◆ Short exercise: Repeat the data that follows, word for word, without the images.
--- Begin Dataset excerpt ---
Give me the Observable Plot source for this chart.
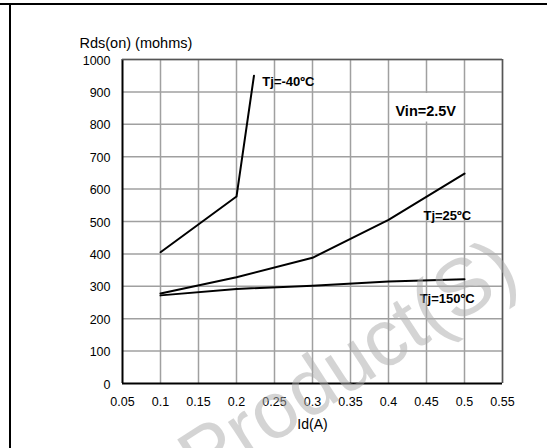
<!DOCTYPE html>
<html>
<head>
<meta charset="utf-8">
<script src="https://cdn.jsdelivr.net/npm/d3@7"></script>
<script src="https://cdn.jsdelivr.net/npm/@observablehq/plot@0.6"></script>
<style>
  html, body { margin: 0; padding: 0; background: #fff; }
  #wrap { position: relative; width: 547px; height: 448px; overflow: hidden; font-family: "Liberation Sans", Arial, sans-serif; }
  #frameTop { position: absolute; left: 0; top: 3px; width: 547px; height: 2px; background: #000; }
  #frameLeft { position: absolute; left: 9px; top: 3px; width: 2px; height: 445px; background: #000; }
  #wm { position: absolute; left: 162px; top: 428px; font-size: 80px; line-height: 92px; color: rgba(170,170,170,0.5); transform: rotate(-33deg); transform-origin: 0 0; white-space: nowrap; pointer-events: none; }
</style>
</head>
<body>
<div id="wrap">
  <div id="chart"></div>
  <div id="frameTop"></div>
  <div id="frameLeft"></div>
  <div id="wm">Product(S)</div>
</div>
<script>
const xTicks = [0.05, 0.1, 0.15, 0.2, 0.25, 0.3, 0.35, 0.4, 0.45, 0.5, 0.55];
const yTicks = [0, 100, 200, 300, 400, 500, 600, 700, 800, 900, 1000];

const idM40 = [0.1, 0.2, 0.223];
const rdsM40 = [405, 577, 950];
const id25 = [0.1, 0.2, 0.3, 0.4, 0.5];
const rds25 = [278, 328, 388, 505, 648];
const id150 = [0.1, 0.2, 0.3, 0.4, 0.5];
const rds150 = [272, 292, 302, 315, 322];

const labelText = ["Tj=-40ºC", "Tj=25ºC", "Tj=150ºC"];
const labelX = [0.234, 0.446, 0.441];
const labelY = [932, 518, 262];

const noteText = "Vin=2.5V";
const noteX = 0.449, noteY = 840;
const noteBox = {x1: 0.403, x2: 0.497, y1: 807, y2: 895};

const series = [
  {name: "-40", xs: idM40, ys: rdsM40},
  {name: "25", xs: id25, ys: rds25},
  {name: "150", xs: id150, ys: rds150}
];
const pts = series.flatMap(s => s.xs.map((x, i) => ({series: s.name, x, y: s.ys[i]})));
const labels = labelText.map((t, i) => ({t, x: labelX[i], y: labelY[i]}));

const font = "Liberation Sans, Arial, sans-serif";

const chart = Plot.plot({
  width: 547,
  height: 448,
  marginLeft: 122,
  marginRight: 45,
  marginTop: 59,
  marginBottom: 65,
  style: {fontFamily: font, background: "transparent", color: "#000"},
  x: {domain: [0.05, 0.55]},
  y: {domain: [0, 1000]},
  marks: [
    Plot.ruleX(xTicks.slice(1), {stroke: "#a0a0a0", strokeWidth: 1.5, strokeOpacity: 1}),
    Plot.ruleY(yTicks.slice(1), {stroke: "#a0a0a0", strokeWidth: 1.5, strokeOpacity: 1}),
    Plot.rect([noteBox], {x1: "x1", x2: "x2", y1: "y1", y2: "y2", fill: "white"}),
    Plot.ruleX([0.05], {stroke: "#000", strokeWidth: 2}),
    Plot.ruleY([0], {stroke: "#000", strokeWidth: 2}),
    Plot.ruleX([0.55], {stroke: "#555", strokeWidth: 1.5}),
    Plot.ruleY([1000], {stroke: "#555", strokeWidth: 1.5}),
    Plot.line(pts, {x: "x", y: "y", z: "series", stroke: "#000", strokeWidth: 2}),
    Plot.axisX({ticks: xTicks, tickSize: 0, tickPadding: 14, fontSize: 12.5, tickFormat: d => String(d), label: null}),
    Plot.axisY({ticks: yTicks, tickSize: 0, tickPadding: 12, fontSize: 12.5, tickFormat: d => String(d), label: null, dy: 1}),
    Plot.text(labels, {x: "x", y: "y", text: "t", textAnchor: "start", fontWeight: "bold", fontSize: 13}),
    Plot.text([noteText], {x: noteX, y: noteY, text: d => d, fontWeight: "bold", fontSize: 14.5}),
    Plot.text(["Rds(on) (mohms)"], {frameAnchor: "top-left", dx: -43, dy: -22, text: d => d, textAnchor: "start", fontSize: 14.5}),
    Plot.text(["Id(A)"], {frameAnchor: "bottom", dy: 45, text: d => d, fontSize: 14})
  ]
});
document.getElementById("chart").appendChild(chart);
</script>
</body>
</html>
--- End Dataset excerpt ---
◆ Solution to this task:
Give me the Observable Plot source for this chart.
<!DOCTYPE html>
<html>
<head>
<meta charset="utf-8">
<script src="https://cdn.jsdelivr.net/npm/d3@7"></script>
<script src="https://cdn.jsdelivr.net/npm/@observablehq/plot@0.6"></script>
<style>
  html, body { margin: 0; padding: 0; background: #fff; }
  #wrap { position: relative; width: 547px; height: 448px; overflow: hidden; font-family: "Liberation Sans", Arial, sans-serif; }
  #frameTop { position: absolute; left: 0; top: 3px; width: 547px; height: 2px; background: #000; }
  #frameLeft { position: absolute; left: 9px; top: 3px; width: 2px; height: 445px; background: #000; }
  #wm { position: absolute; left: 162px; top: 428px; font-size: 80px; line-height: 92px; color: rgba(170,170,170,0.5); transform: rotate(-33deg); transform-origin: 0 0; white-space: nowrap; pointer-events: none; }
</style>
</head>
<body>
<div id="wrap">
  <div id="chart"></div>
  <div id="frameTop"></div>
  <div id="frameLeft"></div>
  <div id="wm">Product(S)</div>
</div>
<script>
const xTicks = [0.05, 0.1, 0.15, 0.2, 0.25, 0.3, 0.35, 0.4, 0.45, 0.5, 0.55];
const yTicks = [0, 100, 200, 300, 400, 500, 600, 700, 800, 900, 1000];

const idM40 = [0.1, 0.2, 0.223];
const rdsM40 = [405, 577, 950];
const id25 = [0.1, 0.2, 0.3, 0.4, 0.5];
const rds25 = [278, 328, 388, 505, 648];
const id150 = [0.1, 0.2, 0.3, 0.4, 0.5];
const rds150 = [272, 292, 302, 315, 322];

const labelText = ["Tj=-40ºC", "Tj=25ºC", "Tj=150ºC"];
const labelX = [0.234, 0.446, 0.441];
const labelY = [932, 518, 262];

const noteText = "Vin=2.5V";
const noteX = 0.449, noteY = 840;
const noteBox = {x1: 0.403, x2: 0.497, y1: 807, y2: 895};

const series = [
  {name: "-40", xs: idM40, ys: rdsM40},
  {name: "25", xs: id25, ys: rds25},
  {name: "150", xs: id150, ys: rds150}
];
const pts = series.flatMap(s => s.xs.map((x, i) => ({series: s.name, x, y: s.ys[i]})));
const labels = labelText.map((t, i) => ({t, x: labelX[i], y: labelY[i]}));

const font = "Liberation Sans, Arial, sans-serif";

const chart = Plot.plot({
  width: 547,
  height: 448,
  marginLeft: 122,
  marginRight: 45,
  marginTop: 59,
  marginBottom: 65,
  style: {fontFamily: font, background: "transparent", color: "#000"},
  x: {domain: [0.05, 0.55]},
  y: {domain: [0, 1000]},
  marks: [
    Plot.ruleX(xTicks.slice(1), {stroke: "#a0a0a0", strokeWidth: 1.5, strokeOpacity: 1}),
    Plot.ruleY(yTicks.slice(1), {stroke: "#a0a0a0", strokeWidth: 1.5, strokeOpacity: 1}),
    Plot.rect([noteBox], {x1: "x1", x2: "x2", y1: "y1", y2: "y2", fill: "white"}),
    Plot.ruleX([0.05], {stroke: "#000", strokeWidth: 2}),
    Plot.ruleY([0], {stroke: "#000", strokeWidth: 2}),
    Plot.ruleX([0.55], {stroke: "#555", strokeWidth: 1.5}),
    Plot.ruleY([1000], {stroke: "#555", strokeWidth: 1.5}),
    Plot.line(pts, {x: "x", y: "y", z: "series", stroke: "#000", strokeWidth: 2}),
    Plot.axisX({ticks: xTicks, tickSize: 0, tickPadding: 14, fontSize: 12.5, tickFormat: d => String(d), label: null}),
    Plot.axisY({ticks: yTicks, tickSize: 0, tickPadding: 12, fontSize: 12.5, tickFormat: d => String(d), label: null, dy: 1}),
    Plot.text(labels, {x: "x", y: "y", text: "t", textAnchor: "start", fontWeight: "bold", fontSize: 13}),
    Plot.text([noteText], {x: noteX, y: noteY, text: d => d, fontWeight: "bold", fontSize: 14.5}),
    Plot.text(["Rds(on) (mohms)"], {frameAnchor: "top-left", dx: -43, dy: -22, text: d => d, textAnchor: "start", fontSize: 14.5}),
    Plot.text(["Id(A)"], {frameAnchor: "bottom", dy: 45, text: d => d, fontSize: 14})
  ]
});
document.getElementById("chart").appendChild(chart);
</script>
</body>
</html>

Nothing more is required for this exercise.